* begin Source material *

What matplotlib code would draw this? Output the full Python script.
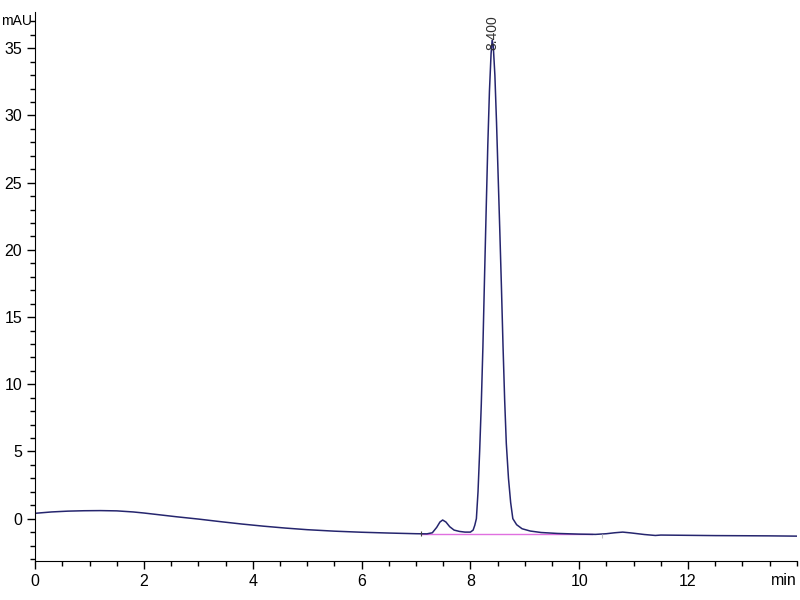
import matplotlib
matplotlib.use("Agg")
import matplotlib.pyplot as plt
from matplotlib.ticker import MultipleLocator
from matplotlib.transforms import blended_transform_factory

plt.rcParams['font.family'] = ['Liberation Sans', 'DejaVu Sans']

# chromatogram trace (min, mAU)
time_min = [0.0, 0.3, 0.6, 0.9, 1.2, 1.5, 1.8, 2.0, 2.3, 2.6, 3.0, 3.4, 3.8, 4.2,
            4.6, 5.0, 5.5, 6.0, 6.5, 7.0, 7.2, 7.3, 7.38, 7.44, 7.49, 7.55, 7.62,
            7.7, 7.8, 7.9, 8.0, 8.05, 8.08, 8.11, 8.14, 8.17, 8.20, 8.23, 8.26,
            8.29, 8.32, 8.35, 8.38, 8.40, 8.42, 8.45, 8.48, 8.51, 8.54, 8.57,
            8.60, 8.63, 8.66, 8.70, 8.74, 8.78, 8.85, 8.95, 9.1, 9.3, 9.6, 10.0,
            10.3, 10.5, 10.65, 10.8, 10.95, 11.2, 11.4, 11.5, 12.0, 12.5, 13.0,
            13.5, 14.0]
signal = [0.40, 0.50, 0.56, 0.59, 0.60, 0.58, 0.50, 0.42, 0.28, 0.14, -0.03,
          -0.22, -0.40, -0.56, -0.70, -0.82, -0.93, -1.01, -1.07, -1.12, -1.13,
          -1.05, -0.65, -0.25, -0.10, -0.25, -0.60, -0.85, -0.95, -1.0, -1.0,
          -0.85, -0.5, 0.0, 2.0, 5.0, 8.5, 12.8, 18.0, 23.0, 27.8, 31.8, 34.6,
          35.6, 35.2, 33.0, 29.5, 25.5, 21.5, 17.3, 12.8, 8.8, 5.6, 3.0, 1.2,
          0.0, -0.45, -0.75, -0.92, -1.03, -1.10, -1.15, -1.17, -1.12, -1.05,
          -1.0, -1.06, -1.18, -1.25, -1.22, -1.24, -1.26, -1.27, -1.28, -1.30]

# integration baseline and markers
baseline_x = [7.10, 10.23]
baseline_y = [-1.15, -1.15]
peak_rt = 8.400
peak_top = 34.9

fig = plt.figure(figsize=(8, 6), dpi=100)
ax = fig.add_axes([0.044, 0.065, 0.952, 0.915])

ax.plot(baseline_x, baseline_y, color='#e070e0', lw=1.0, zorder=1)
ax.plot(time_min, signal, color='#25256e', lw=1.1, zorder=2)
ax.vlines(baseline_x[0], -1.3, -0.95, color='#404040', lw=0.8)
ax.vlines(10.41, -1.45, -1.15, color='#c0c0c0', lw=0.8)

ax.text(peak_rt, peak_top, f'{peak_rt:.3f}', rotation=90, ha='center',
        va='bottom', fontsize=10, color='#303030')

ax.set_xlim(0, 14.0)
ax.set_ylim(-3.15, 37.7)

for s in ['top', 'right']:
    ax.spines[s].set_visible(False)

ax.xaxis.set_major_locator(MultipleLocator(2))
ax.xaxis.set_minor_locator(MultipleLocator(0.5))
ax.yaxis.set_major_locator(MultipleLocator(5))
ax.yaxis.set_minor_locator(MultipleLocator(1))
ax.set_xticks([0, 2, 4, 6, 8, 10, 12])
ax.tick_params(which='major', direction='out', length=6, width=1, labelsize=11.5)
ax.tick_params(which='minor', direction='out', length=3.5, width=1)

trans = blended_transform_factory(fig.transFigure, ax.transData)
ax.text(0.001, 37, 'mAU', ha='left', va='center', fontsize=10, transform=trans)
ax.text(14.0, -4.05, 'min', ha='right', va='top', fontsize=11.5)

fig.savefig('out.png', dpi=100)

* end Source material *

Stated problem: Starting at the first line of the material, output exactly the lines up to and including the one with "plt.rcParams['font.family'] = ['Liberation". Do not include the pictures.

Solution to this exercise:
What matplotlib code would draw this? Output the full Python script.
import matplotlib
matplotlib.use("Agg")
import matplotlib.pyplot as plt
from matplotlib.ticker import MultipleLocator
from matplotlib.transforms import blended_transform_factory

plt.rcParams['font.family'] = ['Liberation Sans', 'DejaVu Sans']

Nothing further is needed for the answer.